→ Task prompt
Print exactly the lines from the first one down to the line that contains "import * as", both included, and skip the pictures.

→ Data extract

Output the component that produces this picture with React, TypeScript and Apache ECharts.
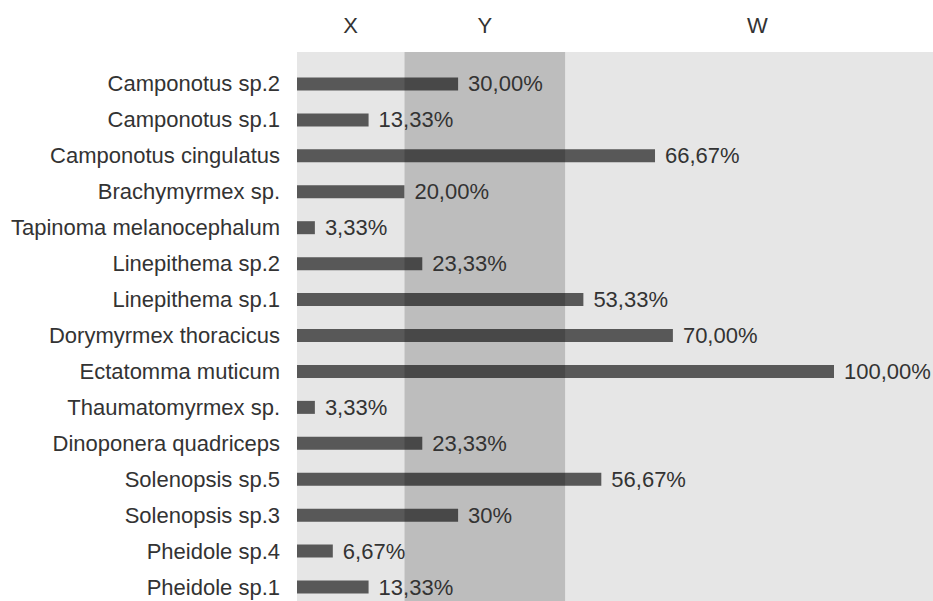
import React, { useEffect, useRef } from "react";
import * as echarts from "echarts";

const categories = [
  "Camponotus sp.2",
  "Camponotus sp.1",
  "Camponotus cingulatus",
  "Brachymyrmex sp.",
  "Tapinoma melanocephalum",
  "Linepithema sp.2",
  "Linepithema sp.1",
  "Dorymyrmex thoracicus",
  "Ectatomma muticum",
  "Thaumatomyrmex sp.",
  "Dinoponera quadriceps",
  "Solenopsis sp.5",
  "Solenopsis sp.3",
  "Pheidole sp.4",
  "Pheidole sp.1",
];

const values = [30, 13.33, 66.67, 20, 3.33, 23.33, 53.33, 70, 100, 3.33, 23.33, 56.67, 30, 6.67, 13.33];

const valueLabels = [
  "30,00%",
  "13,33%",
  "66,67%",
  "20,00%",
  "3,33%",
  "23,33%",
  "53,33%",
  "70,00%",
  "100,00%",
  "3,33%",
  "23,33%",
  "56,67%",
  "30%",
  "6,67%",
  "13,33%",
];

const zoneNames = ["X", "Y", "W"];
const zoneBreaks = [0, 20, 50];

const FONT = "'Liberation Sans', Arial, sans-serif";

export default function App() {
  const ref = useRef<HTMLDivElement>(null);

  useEffect(() => {
    if (!ref.current) return;
    const chart = echarts.init(ref.current, undefined, { renderer: "svg" });
    const zoneColors = ["#e6e6e6", "#bdbdbd", "#e6e6e6"];
    const markData = zoneNames.map((name, i) => {
      const start: any = { xAxis: zoneBreaks[i], y: 52, name, itemStyle: { color: zoneColors[i] } };
      if (i === 2) start.label = { offset: [8, 0] };
      const end: any = i < 2 ? { xAxis: zoneBreaks[i + 1], y: 615 } : { x: 933, y: 615 };
      return [start, end];
    });
    chart.setOption({
      animation: false,
      backgroundColor: "#ffffff",
      textStyle: { fontFamily: FONT },
      grid: { left: 297, top: 66, width: 537, height: 539 },
      xAxis: {
        type: "value",
        min: 0,
        max: 100,
        show: false,
      },
      yAxis: {
        type: "category",
        data: categories,
        inverse: true,
        axisLine: { show: true, lineStyle: { color: "#a6a6a6", width: 1 } },
        axisTick: { show: false },
        axisLabel: { fontSize: 22, color: "#333333", fontFamily: FONT, margin: 17 },
      },
      series: [
        {
          type: "bar",
          data: values,
          barWidth: 13,
          z: 5,
          itemStyle: { color: "rgba(0,0,0,0.62)" },
          label: {
            show: true,
            position: "right",
            distance: 10,
            fontSize: 22,
            color: "#333333",
            fontFamily: FONT,
            formatter: (p: any) => valueLabels[p.dataIndex],
          },
          markArea: {
            silent: true,
            z: 1,
            label: {
              show: true,
              position: "top",
              distance: 16,
              fontSize: 22,
              color: "#333333",
              fontFamily: FONT,
            },
            data: markData,
          },
        },
      ],
    });
    return () => chart.dispose();
  }, []);

  return (
    <div
      ref={ref}
      style={{ position: "fixed", left: 0, top: 0, width: 933, height: 615 }}
    />
  );
}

→ Solution to this exercise
Output the component that produces this picture with React, TypeScript and Apache ECharts.
import React, { useEffect, useRef } from "react";
import * as echarts from "echarts";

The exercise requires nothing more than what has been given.